**Written request:** Which lines have the string "Write"? Copy all of them from the entries below.

**Records supplied:**
--- --- ---

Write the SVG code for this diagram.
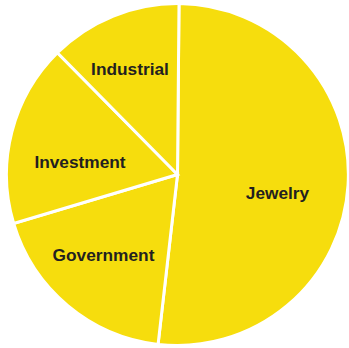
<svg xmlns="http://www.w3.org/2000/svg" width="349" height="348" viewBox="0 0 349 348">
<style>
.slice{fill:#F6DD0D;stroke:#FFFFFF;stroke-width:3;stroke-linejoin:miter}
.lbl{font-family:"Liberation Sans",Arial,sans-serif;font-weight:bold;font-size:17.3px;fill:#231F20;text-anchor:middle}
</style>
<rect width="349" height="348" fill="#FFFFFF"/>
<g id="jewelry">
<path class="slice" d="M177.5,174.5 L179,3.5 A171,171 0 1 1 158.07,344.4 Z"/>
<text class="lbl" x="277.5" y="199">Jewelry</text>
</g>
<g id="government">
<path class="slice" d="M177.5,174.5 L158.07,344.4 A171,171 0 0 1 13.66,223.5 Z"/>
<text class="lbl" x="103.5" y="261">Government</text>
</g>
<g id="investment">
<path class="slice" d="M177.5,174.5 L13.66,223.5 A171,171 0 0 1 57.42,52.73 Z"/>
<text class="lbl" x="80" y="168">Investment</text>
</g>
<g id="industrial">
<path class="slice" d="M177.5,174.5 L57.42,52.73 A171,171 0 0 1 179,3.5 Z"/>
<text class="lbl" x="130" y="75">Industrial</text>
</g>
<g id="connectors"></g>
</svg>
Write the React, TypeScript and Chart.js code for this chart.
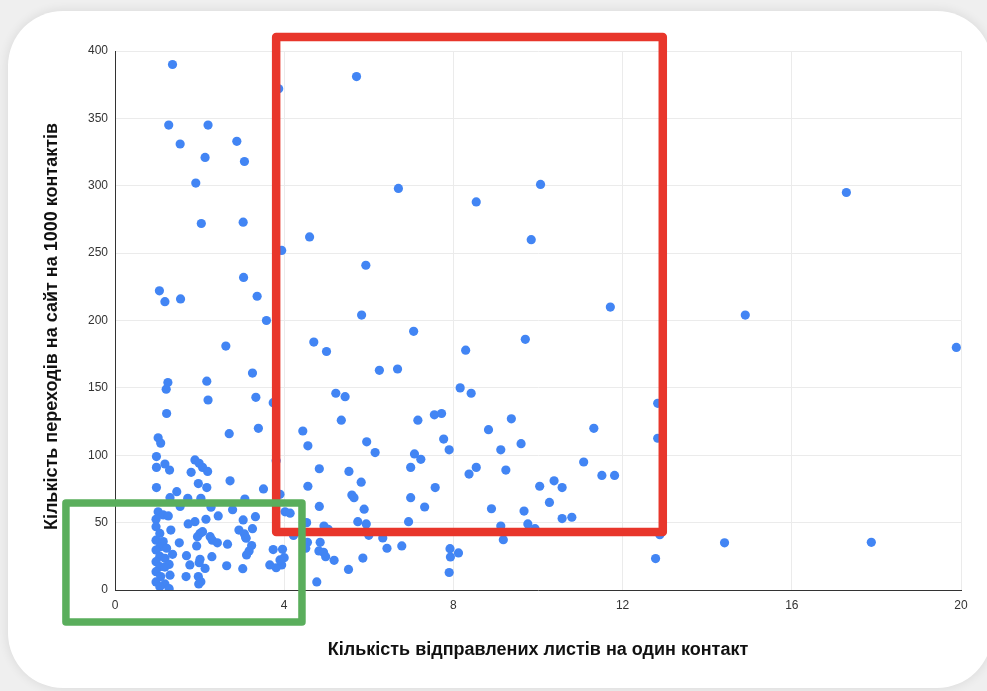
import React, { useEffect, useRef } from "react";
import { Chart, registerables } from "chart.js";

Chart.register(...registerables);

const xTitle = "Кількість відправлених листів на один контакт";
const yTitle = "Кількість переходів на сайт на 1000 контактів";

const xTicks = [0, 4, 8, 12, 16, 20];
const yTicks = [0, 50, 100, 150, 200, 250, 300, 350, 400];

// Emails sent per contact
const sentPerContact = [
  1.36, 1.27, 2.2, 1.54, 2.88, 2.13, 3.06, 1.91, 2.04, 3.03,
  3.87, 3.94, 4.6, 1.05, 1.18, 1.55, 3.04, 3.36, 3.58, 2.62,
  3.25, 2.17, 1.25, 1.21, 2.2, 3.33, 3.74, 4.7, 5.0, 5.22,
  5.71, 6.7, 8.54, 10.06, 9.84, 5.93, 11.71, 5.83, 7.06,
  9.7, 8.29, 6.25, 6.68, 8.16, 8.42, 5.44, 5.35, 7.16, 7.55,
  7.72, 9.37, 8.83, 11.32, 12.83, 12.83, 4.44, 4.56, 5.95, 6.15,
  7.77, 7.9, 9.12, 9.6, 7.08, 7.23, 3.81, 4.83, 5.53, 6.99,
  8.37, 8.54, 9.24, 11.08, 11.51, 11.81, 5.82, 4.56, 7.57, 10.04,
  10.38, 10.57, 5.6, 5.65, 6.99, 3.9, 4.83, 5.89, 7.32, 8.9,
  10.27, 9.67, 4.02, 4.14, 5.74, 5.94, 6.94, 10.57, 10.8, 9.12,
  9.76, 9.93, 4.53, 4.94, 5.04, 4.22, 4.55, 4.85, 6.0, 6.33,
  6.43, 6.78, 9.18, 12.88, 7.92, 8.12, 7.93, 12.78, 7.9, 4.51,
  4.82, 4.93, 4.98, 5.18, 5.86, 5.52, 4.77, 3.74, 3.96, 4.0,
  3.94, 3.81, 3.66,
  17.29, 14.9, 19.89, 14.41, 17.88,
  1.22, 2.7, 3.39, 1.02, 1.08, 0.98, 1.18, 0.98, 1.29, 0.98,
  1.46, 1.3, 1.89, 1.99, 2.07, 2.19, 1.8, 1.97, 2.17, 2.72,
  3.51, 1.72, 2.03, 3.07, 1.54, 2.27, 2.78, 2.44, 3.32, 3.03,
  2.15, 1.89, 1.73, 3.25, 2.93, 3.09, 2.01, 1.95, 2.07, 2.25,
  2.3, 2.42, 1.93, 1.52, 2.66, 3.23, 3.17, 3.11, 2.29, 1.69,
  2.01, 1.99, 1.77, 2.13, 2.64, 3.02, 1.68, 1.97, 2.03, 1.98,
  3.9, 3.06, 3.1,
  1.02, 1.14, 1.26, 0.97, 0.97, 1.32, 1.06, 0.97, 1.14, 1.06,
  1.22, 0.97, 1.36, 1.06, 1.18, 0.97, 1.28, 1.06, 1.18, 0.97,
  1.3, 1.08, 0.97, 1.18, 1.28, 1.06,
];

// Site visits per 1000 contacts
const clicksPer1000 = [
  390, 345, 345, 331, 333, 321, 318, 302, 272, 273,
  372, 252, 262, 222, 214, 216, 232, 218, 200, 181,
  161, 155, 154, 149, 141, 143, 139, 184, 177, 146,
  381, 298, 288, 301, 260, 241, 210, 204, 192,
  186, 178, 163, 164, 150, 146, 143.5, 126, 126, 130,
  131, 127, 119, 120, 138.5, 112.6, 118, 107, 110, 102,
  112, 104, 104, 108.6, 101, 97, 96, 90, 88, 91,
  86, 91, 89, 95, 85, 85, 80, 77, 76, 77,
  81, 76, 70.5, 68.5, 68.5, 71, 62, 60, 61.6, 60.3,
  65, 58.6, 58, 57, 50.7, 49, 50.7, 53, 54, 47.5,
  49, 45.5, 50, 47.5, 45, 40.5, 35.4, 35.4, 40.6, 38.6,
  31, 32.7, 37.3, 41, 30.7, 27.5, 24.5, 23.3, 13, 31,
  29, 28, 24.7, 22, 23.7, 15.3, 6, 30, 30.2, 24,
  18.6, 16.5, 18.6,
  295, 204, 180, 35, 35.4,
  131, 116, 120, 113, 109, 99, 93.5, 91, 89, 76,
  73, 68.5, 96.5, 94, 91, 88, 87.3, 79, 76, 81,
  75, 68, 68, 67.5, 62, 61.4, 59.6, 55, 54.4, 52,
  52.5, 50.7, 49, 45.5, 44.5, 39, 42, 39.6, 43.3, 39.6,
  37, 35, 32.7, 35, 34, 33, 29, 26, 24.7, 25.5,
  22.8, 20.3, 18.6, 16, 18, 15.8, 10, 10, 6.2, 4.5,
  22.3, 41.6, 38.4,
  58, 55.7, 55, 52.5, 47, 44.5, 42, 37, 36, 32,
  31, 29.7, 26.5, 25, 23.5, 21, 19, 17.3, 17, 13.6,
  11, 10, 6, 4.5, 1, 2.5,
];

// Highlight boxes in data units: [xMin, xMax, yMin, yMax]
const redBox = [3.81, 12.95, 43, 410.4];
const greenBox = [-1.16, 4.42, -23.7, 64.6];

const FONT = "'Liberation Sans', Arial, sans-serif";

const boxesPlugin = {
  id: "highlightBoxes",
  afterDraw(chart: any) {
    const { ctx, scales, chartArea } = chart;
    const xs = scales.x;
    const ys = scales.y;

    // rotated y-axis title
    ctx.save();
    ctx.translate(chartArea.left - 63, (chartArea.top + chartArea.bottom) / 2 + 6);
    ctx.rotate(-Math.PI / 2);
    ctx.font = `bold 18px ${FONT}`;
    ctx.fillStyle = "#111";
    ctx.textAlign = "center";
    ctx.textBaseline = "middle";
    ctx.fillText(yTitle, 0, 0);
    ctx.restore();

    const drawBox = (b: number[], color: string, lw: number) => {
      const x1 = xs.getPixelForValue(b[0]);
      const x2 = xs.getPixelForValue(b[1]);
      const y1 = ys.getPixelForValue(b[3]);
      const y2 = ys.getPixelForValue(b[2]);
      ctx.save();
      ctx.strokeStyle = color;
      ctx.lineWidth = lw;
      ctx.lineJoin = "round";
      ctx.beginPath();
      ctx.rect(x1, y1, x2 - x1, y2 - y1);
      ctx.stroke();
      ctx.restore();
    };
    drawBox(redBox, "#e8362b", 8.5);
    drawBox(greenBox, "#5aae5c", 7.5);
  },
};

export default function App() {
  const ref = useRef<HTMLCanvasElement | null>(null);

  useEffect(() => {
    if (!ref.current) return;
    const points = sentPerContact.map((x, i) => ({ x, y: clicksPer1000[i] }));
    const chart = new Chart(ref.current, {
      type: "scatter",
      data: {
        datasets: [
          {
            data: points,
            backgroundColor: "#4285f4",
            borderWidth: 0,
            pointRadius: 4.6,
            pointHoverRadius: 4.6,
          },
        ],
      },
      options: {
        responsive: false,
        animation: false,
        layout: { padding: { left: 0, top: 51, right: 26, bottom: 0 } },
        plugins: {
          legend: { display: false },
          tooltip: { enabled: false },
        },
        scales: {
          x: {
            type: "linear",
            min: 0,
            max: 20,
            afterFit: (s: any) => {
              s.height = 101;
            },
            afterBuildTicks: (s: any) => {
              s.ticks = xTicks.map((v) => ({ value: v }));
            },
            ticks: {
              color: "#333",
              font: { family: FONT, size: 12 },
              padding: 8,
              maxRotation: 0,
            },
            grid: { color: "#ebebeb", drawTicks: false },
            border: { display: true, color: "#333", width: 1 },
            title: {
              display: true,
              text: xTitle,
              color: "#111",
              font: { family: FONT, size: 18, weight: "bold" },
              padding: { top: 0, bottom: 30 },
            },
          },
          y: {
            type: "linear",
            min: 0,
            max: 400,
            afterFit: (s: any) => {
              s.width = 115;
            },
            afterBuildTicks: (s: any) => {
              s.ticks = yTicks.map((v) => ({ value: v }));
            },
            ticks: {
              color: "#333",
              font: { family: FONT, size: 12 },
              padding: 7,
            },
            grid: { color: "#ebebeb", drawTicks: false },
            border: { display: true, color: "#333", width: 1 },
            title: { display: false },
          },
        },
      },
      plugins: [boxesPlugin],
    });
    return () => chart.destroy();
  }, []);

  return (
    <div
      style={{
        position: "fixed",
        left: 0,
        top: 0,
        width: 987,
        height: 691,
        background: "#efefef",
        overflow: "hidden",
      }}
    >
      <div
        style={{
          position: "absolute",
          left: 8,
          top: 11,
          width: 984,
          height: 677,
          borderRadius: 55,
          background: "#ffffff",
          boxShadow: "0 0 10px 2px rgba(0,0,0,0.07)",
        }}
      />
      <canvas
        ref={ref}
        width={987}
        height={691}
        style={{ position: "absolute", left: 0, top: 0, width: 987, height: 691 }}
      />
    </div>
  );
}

--- --- ---

**Final result:**
Write the SVG code for this diagram.
Write the React, TypeScript and Chart.js code for this chart.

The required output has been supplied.